Au début du spectacle, la scène est plongée dans une obscurité troublée de flashes lumineux. Quelques sons s’échappent qui participent à l’étrangeté de la situation. On discerne après un temps (trop long) des formes massives suspendues qui, très lentement, se mettent à bouger. Ce sont deux corps, chacun sur une structure faite de barres suspendues, reliées par des fils. Peu à peu la lumière monte en même temps que se déploient les corps, comme des bourgeons qui se défroissent. Les deux danseuses, Mélusine Lavinet Drouet et Kamma Rosenbeck, évoluent dans une lenteur dont on mesure la difficulté, tant elle demande plus de virtuosité que la vitesse.

Résistance et légèreté

Le regard est happé par l’élégance et la maîtrise des mouvements. Aucun effort n’est visible. Les déplacements semblent naturels et défient la pesanteur dans une sorte d’insouciance. Le temps lui-même est suspendu… L’univers sonore du groupe Noorg, avec Loïc Guénin et Éric Brochard, accompagne en direct les deux interprètes et culmine avec les vibrations d’un immense gong qui occupe la partie centrale de la scène, créant un univers interstellaire.

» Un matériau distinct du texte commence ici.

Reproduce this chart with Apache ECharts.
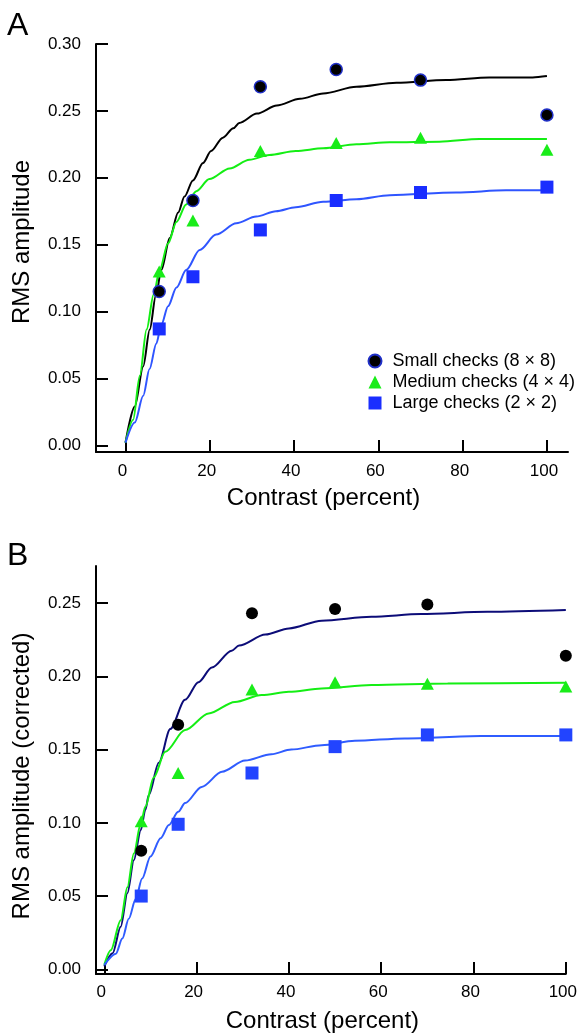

Peu à peu les deux femmes retrouvent le sol, courent en exécutant des gestes rapides. On s’attendait à une rencontre plus chaleureuse et une chorégraphie plus complice. Les danseuses ne font que se croiser, se tournent le dos et semblent s’éviter. Est-ce à dire que la terre est inhospitalière ? Sébastien Ly, le chorégraphe, a-t-il voulu souligner une déception ? Est-il si difficile d’habiter la terre ?

CHRIS BOURGUE

Sidéral de Sébastien Ly, a été créé le 2 décembre au Zef, scène nationale de Marseille.